Remembering Patrick Quinn, the Co-founder of the ALS ‘Ice Bucket Challenge’
Published on Nov 25, 2020 by Anne The world is devastated by the news that Patrick Quinn, the co-founder of the ‘Ice Bucket Challenge’ has passed away on November 22. Only aged 37, lost his personal battle with Amyotrophic Lateral Sclerosis (ALS). This is a disease that causes damage to nerve cells leading to loss of muscle control. Through him and his ALS advocacy, a much-needed spotlight has been drawn towards finding a cure for the disease affecting thousands all over the world.
An ALS Advocacy
Patrick Quinn was diagnosed with the motor neuron disease just a month shy of his 30th birthday. At the time, he had a promising athletic career in rugby. He understood that a lot of families are affected by ALS but the search for the cure had been slow.
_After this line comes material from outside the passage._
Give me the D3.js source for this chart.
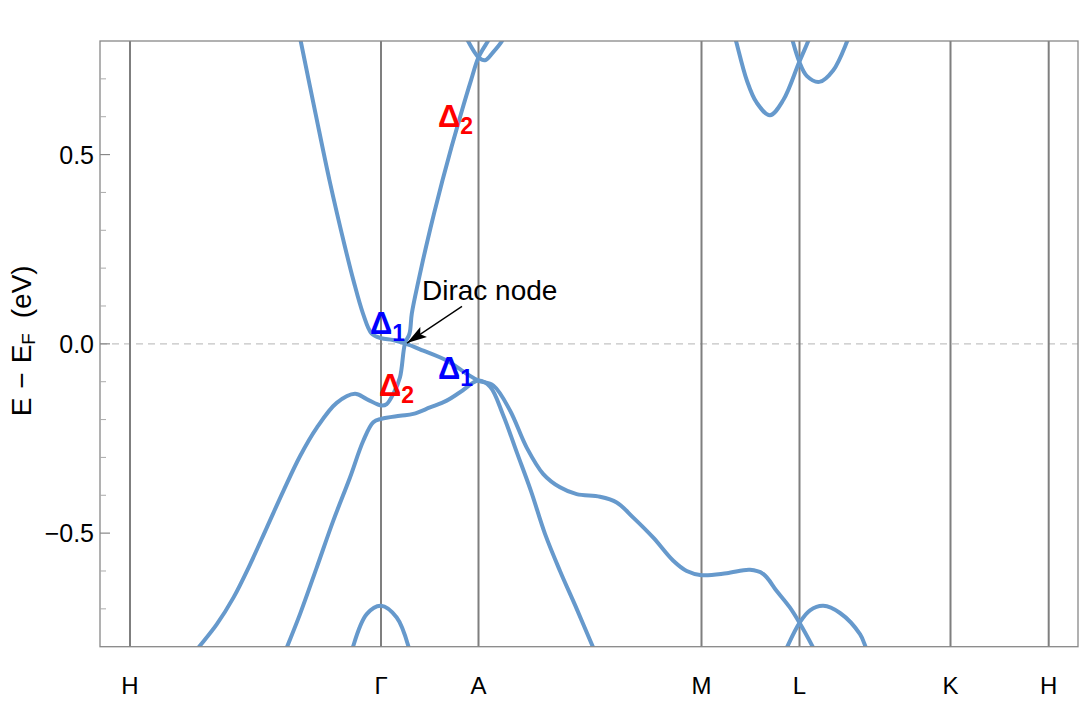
<!DOCTYPE html>
<html>
<head>
<meta charset="utf-8">
<script src="https://cdn.jsdelivr.net/npm/d3@7"></script>
<style>
  body { margin: 0; background: #fff; }
  text { font-family: "Liberation Sans", Arial, sans-serif; }
</style>
</head>
<body>
<svg id="chart" width="1080" height="720"></svg>
<script>
// high symmetry points along the k path
var kNames = ['H', 'Γ', 'A', 'M', 'L', 'K', 'H'];
var kPos = [0, 2.51, 3.485, 5.715, 6.695, 8.205, 9.187];

// bands, [k, E - EF]
var bandCondGamma = [[1.693, 0.818], [1.707, 0.8], [1.855, 0.609], [1.995, 0.432], [2.15, 0.256], [2.235, 0.167], [2.33, 0.08], [2.417, 0.027], [2.51, 0.015], [2.63, 0.01], [2.75, 0.001], [2.933, -0.018], [3.167, -0.044], [3.367, -0.079], [3.485, -0.097], [3.633, -0.11], [3.8, -0.176], [3.967, -0.274], [4.133, -0.344], [4.3, -0.379], [4.467, -0.397], [4.7, -0.404], [4.867, -0.419], [5.033, -0.459], [5.233, -0.512], [5.433, -0.573], [5.567, -0.6], [5.715, -0.611], [5.967, -0.606], [6.2, -0.597], [6.333, -0.608], [6.467, -0.653], [6.6, -0.697], [6.695, -0.737], [6.833, -0.803], [6.87, -0.822]];
var bandDelta2 = [[0.628, -0.822], [0.683, -0.803], [0.867, -0.741], [1.033, -0.671], [1.2, -0.583], [1.367, -0.486], [1.533, -0.389], [1.7, -0.297], [1.867, -0.222], [2.067, -0.156], [2.25, -0.132], [2.367, -0.146], [2.517, -0.163], [2.567, -0.159], [2.633, -0.132], [2.7, -0.088], [2.75, 0.001], [2.795, 0.027], [2.818, 0.08], [2.885, 0.167], [2.96, 0.256], [3.04, 0.344], [3.125, 0.432], [3.215, 0.52], [3.31, 0.608], [3.41, 0.696], [3.485, 0.757], [3.58, 0.8], [3.62, 0.818]];
var bandValence = [[1.539, -0.822], [1.567, -0.803], [1.7, -0.714], [1.867, -0.591], [2.033, -0.467], [2.2, -0.353], [2.333, -0.256], [2.433, -0.207], [2.515, -0.198], [2.7, -0.19], [2.833, -0.185], [3.0, -0.168], [3.167, -0.15], [3.3, -0.128], [3.485, -0.097], [3.6, -0.113], [3.73, -0.187], [3.87, -0.288], [4.01, -0.389], [4.15, -0.502], [4.3, -0.6], [4.467, -0.700], [4.633, -0.803], [4.665, -0.822]];
var bandGammaLow = [[2.215, -0.822], [2.233, -0.798], [2.367, -0.714], [2.51, -0.692], [2.667, -0.723], [2.783, -0.798], [2.8, -0.822]];
var bandLLow = [[6.535, -0.822], [6.567, -0.803], [6.695, -0.737], [6.8, -0.704], [6.933, -0.692], [7.1, -0.711], [7.3, -0.767], [7.36, -0.803], [7.39, -0.822]];
var bandMLHigh1 = [[6.04, 0.818], [6.06, 0.8], [6.167, 0.697], [6.267, 0.637], [6.4, 0.604], [6.533, 0.644], [6.693, 0.745], [6.783, 0.8], [6.81, 0.818]];
var bandMLHigh2 = [[6.61, 0.818], [6.627, 0.8], [6.693, 0.745], [6.767, 0.708], [6.893, 0.692], [7.033, 0.723], [7.173, 0.8], [7.2, 0.818]];
var bandAHigh = [[3.35, 0.818], [3.38, 0.8], [3.485, 0.757], [3.55, 0.749], [3.63, 0.77], [3.72, 0.8], [3.75, 0.818]];

var bands = [bandCondGamma, bandDelta2, bandValence, bandGammaLow, bandLLow, bandMLHigh1, bandMLHigh2, bandAHigh];

var yMajor = [-0.5, 0, 0.5];
var yMinor = [-0.7, -0.6, -0.4, -0.3, -0.2, -0.1, 0.1, 0.2, 0.3, 0.4, 0.6, 0.7];

// irreducible representation labels [k, E, text, sub, colour]
var irrepLabels = [
  [3.08, 0.573, 'Δ', '2', '#ff0000'],
  [2.40, 0.025, 'Δ', '1', '#0000ff'],
  [3.08, -0.092, 'Δ', '1', '#0000ff'],
  [2.49, -0.139, 'Δ', '2', '#ff0000']
];
var diracText = [2.92, 0.117];
var diracArrow = [[3.32, 0.099], [2.77, 0.002]];

var margin = { top: 41, right: 2, bottom: 73.3, left: 100 },
  width = 1080 - margin.left - margin.right,
  height = 720 - margin.top - margin.bottom;

var svg = d3.select('#chart');
var g = svg.append('g').attr('transform', 'translate(' + margin.left + ',' + margin.top + ')');

var x = d3.scaleLinear().domain([-0.3, 9.48]).range([0, width]);
var y = d3.scaleLinear().domain([-0.8, 0.8]).range([height, 0]);

var defs = svg.append('defs');
defs.append('clipPath').attr('id', 'clip')
  .append('rect').attr('width', width).attr('height', height);
defs.append('marker')
  .attr('id', 'head').attr('viewBox', '0 0 20 14').attr('refX', 20).attr('refY', 7)
  .attr('markerWidth', 20).attr('markerHeight', 14).attr('orient', 'auto').attr('markerUnits', 'userSpaceOnUse')
  .append('path').attr('d', 'M0,1 L20,7 L0,13 L4,7 Z').attr('fill', '#000');

// Fermi level
g.append('line')
  .attr('x1', 0).attr('x2', width).attr('y1', y(0)).attr('y2', y(0))
  .attr('stroke', '#c4c4c4').attr('stroke-width', 1.2).attr('stroke-dasharray', '7,5');

// high symmetry lines
g.selectAll('.kline').data(kPos).enter().append('line')
  .attr('class', 'kline')
  .attr('x1', d => x(d)).attr('x2', d => x(d)).attr('y1', 0).attr('y2', height)
  .attr('stroke', '#7f7f7f').attr('stroke-width', 2);

var line = d3.line().x(d => x(d[0])).y(d => y(d[1])).curve(d3.curveCatmullRom.alpha(0.5));

g.append('g').attr('clip-path', 'url(#clip)')
  .selectAll('path').data(bands).enter().append('path')
  .attr('d', line)
  .attr('fill', 'none').attr('stroke', '#6699cc').attr('stroke-width', 4)
  .attr('stroke-linejoin', 'round');

// frame
g.append('rect').attr('width', width).attr('height', height)
  .attr('fill', 'none').attr('stroke', '#888').attr('stroke-width', 1.3);

// y ticks
g.selectAll('.ymaj').data(yMajor).enter().append('line')
  .attr('x1', 0).attr('x2', 10).attr('y1', d => y(d)).attr('y2', d => y(d))
  .attr('stroke', '#888').attr('stroke-width', 1.2);
g.selectAll('.ymin').data(yMinor).enter().append('line')
  .attr('x1', 0).attr('x2', 6).attr('y1', d => y(d)).attr('y2', d => y(d))
  .attr('stroke', '#aaa').attr('stroke-width', 1);

var fmt = d3.format('.1f');
g.selectAll('.ylab').data(yMajor).enter().append('text')
  .attr('x', -6).attr('y', d => y(d)).attr('dy', '0.36em')
  .attr('text-anchor', 'end').attr('font-size', 25)
  .text(d => fmt(d).replace('-', '\u2212'));

g.selectAll('.xlab').data(kPos).enter().append('text')
  .attr('x', d => x(d)).attr('y', height + 47)
  .attr('text-anchor', 'middle').attr('font-size', 24)
  .text((d, i) => kNames[i]);

// y axis title
var yt = svg.append('text')
  .attr('transform', 'translate(31,' + (margin.top + y(0) - 3) + ') rotate(-90)')
  .attr('text-anchor', 'middle').attr('font-size', 28);
yt.append('tspan').text('E');
yt.append('tspan').attr('dx', 9).text('\u2212');
yt.append('tspan').attr('dx', 9).text('E');
yt.append('tspan').attr('font-size', 19).attr('dy', 4).text('F');
yt.append('tspan').attr('dy', -4).attr('dx', 7).text(' (eV)');

// labels
irrepLabels.forEach(function (d) {
  var t = g.append('text')
    .attr('x', x(d[0])).attr('y', y(d[1]))
    .attr('font-size', 31).attr('font-weight', 'bold').attr('fill', d[4]);
  t.append('tspan').text(d[2]);
  t.append('tspan').attr('font-size', 23).attr('dy', 7).text(d[3]);
});

g.append('text')
  .attr('x', x(diracText[0])).attr('y', y(diracText[1]))
  .attr('font-size', 28).text('Dirac node');

g.append('line')
  .attr('x1', x(diracArrow[0][0])).attr('y1', y(diracArrow[0][1]))
  .attr('x2', x(diracArrow[1][0])).attr('y2', y(diracArrow[1][1]))
  .attr('stroke', '#000').attr('stroke-width', 1.3).attr('marker-end', 'url(#head)');
</script>
</body>
</html>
(1/4) We are deeply saddened to share that Pat Quinn, co-founder of the ALS Ice Bucket Challenge passed away at the age of 37. Pat was diagnosed with ALS in 2013 and went on to help popularize the greatest social media campaign in history. pic.twitter.com/c5PiZHRZbE
— The ALS Association (@alsassociation) November 22, 2020
The Ice Bucket Challenge
Knowing that research for ALS needed funding, he and another activist Peter Frates (who also passed away from the illness in 2019) co-created the Ice Bucket Challenge which went viral online. They got the idea from pro-golfer Chris Kennedy. His wife’s cousin had a husband with ALS and did the challenge only intended for the family’s entertainment.
The Ice Bucket Challenge was a task where the participating individual would be dumping an entire bucket of ice to themselves. Then, they name another person to do the same challenge. Or, shying away from the challenge, they could donate to charity. The fundraiser became so relevant that it had participation with celebrities. This includes Bill Gates, Lady Gaga, George Bush, and even Oprah. Even the cartoon character Homer Simpson did the challenge as well. Most of these people both donated and did the challenge. All in all, the challenge helped generate hundreds of millions of dollars for related researches on ALS.
Support for People with ALS
If the two athletes, Pete Frates and Patrick Quinn, did not spread the challenge on social media, the status of ALS research may not be as it is now. The Ice Bucket Challenge changed the face of ALS. It became more talked about and less of a dreadful disease. It has even picked up government attention where the government focuses more investment on its research. As an effect, the challenge has significantly accelerated the fight against the illness. It was an inspiring thing to do that created such a huge impact not only for treatment research but for families all over the world affected by ALS.